Accordingly, in his view, a request to the Court seeking legal clarification about the health and environmental effects of the use of nuclear weapons is a matter which is not only within the competence of the Organization but is one which should have led the Court to render an Advisory Opinion.
Judge Koroma recalled that the Court had previously stated that it would:
"give an opinion based on law, once it has come to the conclusion that the questions put to it are relevant and have a practical and contemporary effect, and consequently ... not devoid of object and purpose".
He maintained that the Request for advisory opinion by the WHO related to an issue which was not only of direct relevance to the Organization, but had practical and contemporary effect as well, and is not devoid of object and purpose.
Having analyzed the evidence presented by delegations including those of Japan and the Marshall Islands, and the study carried out under the auspices of the WHO on the Effects of Nuclear War on Health and Health Services, he came to the conclusion that should a nuclear weapon be used in an armed conflict the number of dead would vary from one million to one thousand million, to which the same number of people injured was to be added. If a larger number of such weapons were to be used, they would have catastrophic effects, including the destruction of transport, food delivery, fuel and basic medical supplies, resulting in possible famine and mass starvation on a global scale. He concluded that nuclear weapons when used are incapable of discriminating between civilians and non-civilians, nor would such weapons spare the hospitals or reservoirs of drinking water that are indispensable for survival after a nuclear attack.
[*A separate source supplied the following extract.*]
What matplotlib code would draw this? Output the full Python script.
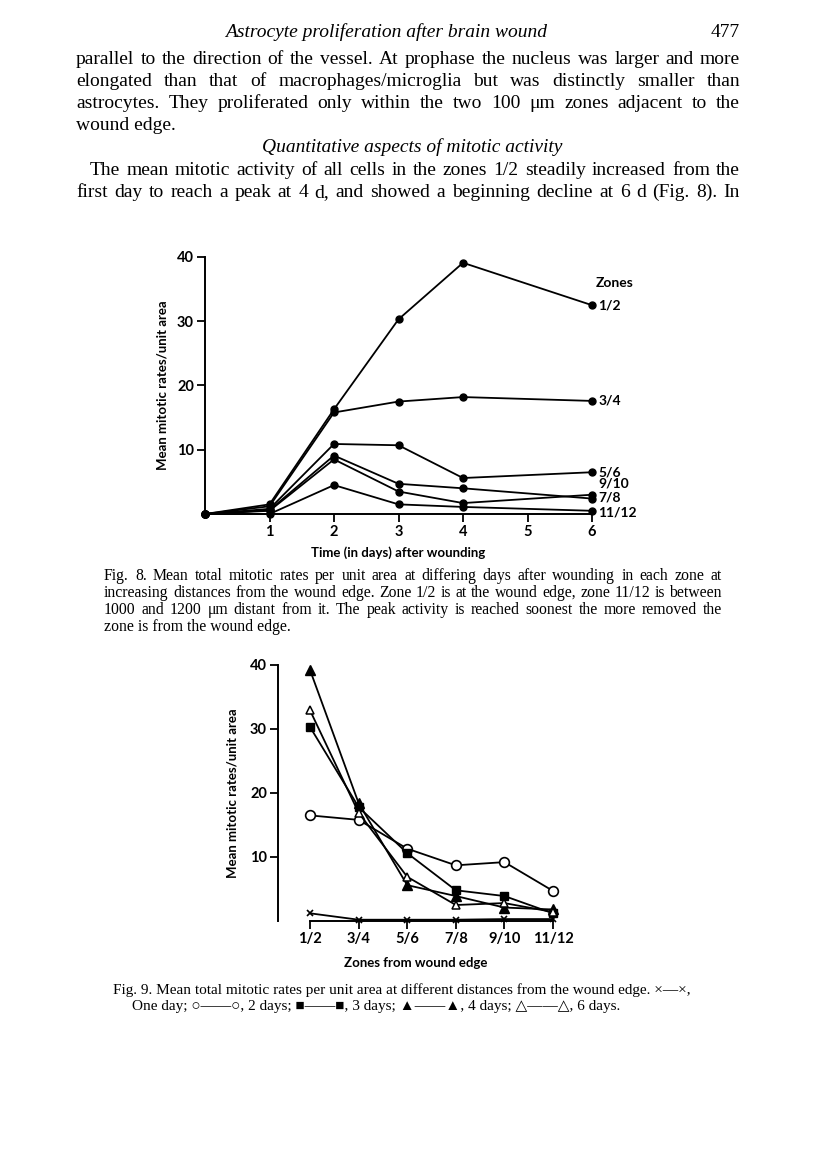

He was therefore convinced that nuclear weapons caused superfluous injury and unnecessary suffering to their victims, going so far as to prevent the treatment by those wounded.
Such effects, he maintained, would be patently contrary to international law applicable in armed conflict, and in particular international humanitarian law as well as constituting a breach of the health and environmental obligations of States under international law, including the WHO Constitution. The Court's findings that such matters were not within the competence or scope of activities of the Organization were therefore incoherent and incomprehensible.
Judge Koroma regretted that, in order to reach those findings, the Court had not only misinterpreted the question - a misinterpretation which both distorted the intention of the question and proved fatal for the request - but had also had to depart from its jurisprudence according to which it would only decline to render an advisory opinion for "compelling reasons".
In his view, no such compelling reasons existed or had been established in this case. He was therefore left wondering whether the finding of the Court that it lacked jurisdiction was not the kind of solution resorted to in cases where the need to give a decision on the merits would involve unusual difficulty or embarrassment for the Court. On the other hand, the Court had always responded positively to requests for advisory opinions and regarded its role as a form of participation in the activities of the Organization, while at the same time protecting its judicial character. By declining to render an opinion in this case the Court had, in his view, chosen to vacate its positive record in this sphere, particularly on an issue of such vital importance that embraced not only a legal, but a moral and humanitarian dimension as well. He concluded by recalling that "medicine is one of the pillars of peace"; but that it can equally be said that health is a pillar of peace - or as is stated in the WHO Constitution - "the health of all peoples is fundamental to the attainment of peace and security".